Lucky, you are right. I'm not at all opposed to the responsible use of herbicides as one tool to control weeds but my general approach has been evolving over time. Let's start with a definition for the word "weed". A simply one is "a plant out of place". Something growing where you don't want it to grow. So, weeds are very subjective and really depend on your objective.
Farmers traditionally use tillage or herbicides or some combination to control weeds to maximize the yield of a monoculture they are growing. If the yield increase per acre X the price is more than the cost of weed control, the farmer has met his objective (at least in the short run). We sometimes think of ourselves as mini-farmers. There is a lot we can learn from them, but our objectives can be different.
So, my primary objective is to manage to improve the health and age class of the deer herd balanced with managing for turkey and timber income. Another objective is introducing new hunters to the sport. So, in my case there is some overall balancing to do, but for purposes of this discussion, I'll focus on feeding deer.
Deer are browsers, not grazers. Free ranging deer have an amazingly diverse diet and any food plots we plant will only be a fairly small fraction of the deer's overall diet. What I try to do is look for holes; time periods when the vast array of native foods diminish. In the north, this is usually winter and in the south summer. I'm in zone 7a, so our major stress period is summer but we also have some stress in during the winter.
When I first started, I wanted to maximize yield like a farmer. The reality is that given I plant sufficient acreage, unless fields are wiped out completely, the yield is sufficient. Yield still plays a role with me, but not in the way it used to.
Starting with my summer stress period, I tried planting warm season annuals. All the normal stuff. Without the use of herbicides, between heavy browse pressure and heavy summer weed competition, for most plants, a seed turned into a single bite of food for a deer. Basically foods that were attractive did not produce sufficient yield even with 7 acres of warm season annuals.
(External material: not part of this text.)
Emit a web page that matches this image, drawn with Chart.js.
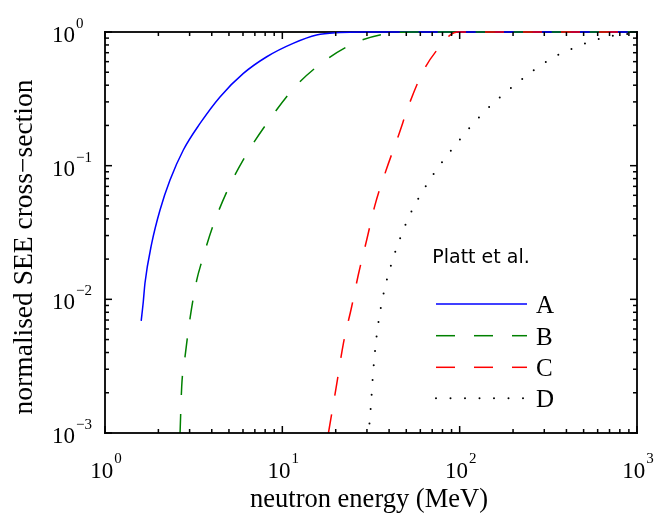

So, here is an example where herbicides save the day for me. I started with Eagle RR forage beans with a light mix of corn (7:1). At smaller acreage, the deer would keep the beans naked all summer but they couldn't seem to kill the Eagle beans. The deer would eat a leaf and the plant would push a new one. By the time I got to 7 acres of it, the beans would canopy, get 6' tall and produce many (but small) pods. A couple years ago, we got our population under control and I've been able to plant ag beans. Last year they canopied. This year our numbers have bounced back a bit. The ag beans did not grow fast enough to canopy so they are full of summer grasses and weeds, but there are plenty of beans in the fields. Many browsed heavily but many not touched. Regardless of the field covered with weeds there is plenty of soybean forage in it. Keep in mind if someone were planting beans for pod production up north, one would need to evaluate whether the weeds stopped sufficient yield of pods for the winter. Here, deer mostly ignore my pods unless there is a complete mast crop failure so pods don't matter much to me for deer.
When we turn to fall, I have small harvest plots and some larger plots. These all have a clover base. The 7 acres of beans have a cover crop surface broadcast into them when they yellow which provides fall/winter food. So, lets talk about clover. I used to want beautiful monocultures of clover. It was expensive in both time and money but they looked great. It was all fluff. I've found that many of the broadleaf weeds in my clover are great deer food. Therefore , those are not weeds to me. Since my beans cover our major stress period of the summer, I count largely on the clover for spring and fall. I do my best to start with a clean field when planting clover. I like to use buckwheat to get good control of weeds during the summer and then surface broadcast Durana clover with a nurse crop of Winter Rye. I use the throw and grow approach Crimson N Camo discusses. This is good for the soil (I'll talk about that later) but it does not bring up more weed seed into the germination layer. Durana is slow to establish so timely spring mowing is important. Each time the WR reaches about a foot, I'll mow it back to 6". Once established, I treat my clover very differently. I mow it once in the spring to release it from the weeds. I then let the summer weeds take over. Sometimes my clover fields have 6' tall weeds during the summer. They shade the clover from summer heat. Right before our season, I'll mow them back to 6". There is lots of great clover growing under the weeds. The weather now favors the clover and it takes over the field again.
I'm now beginning to look at clover fields as wildlife openings with native weeds forbs and clover. Eventually I'll rotate the field thorugh buckwheat and back to clover.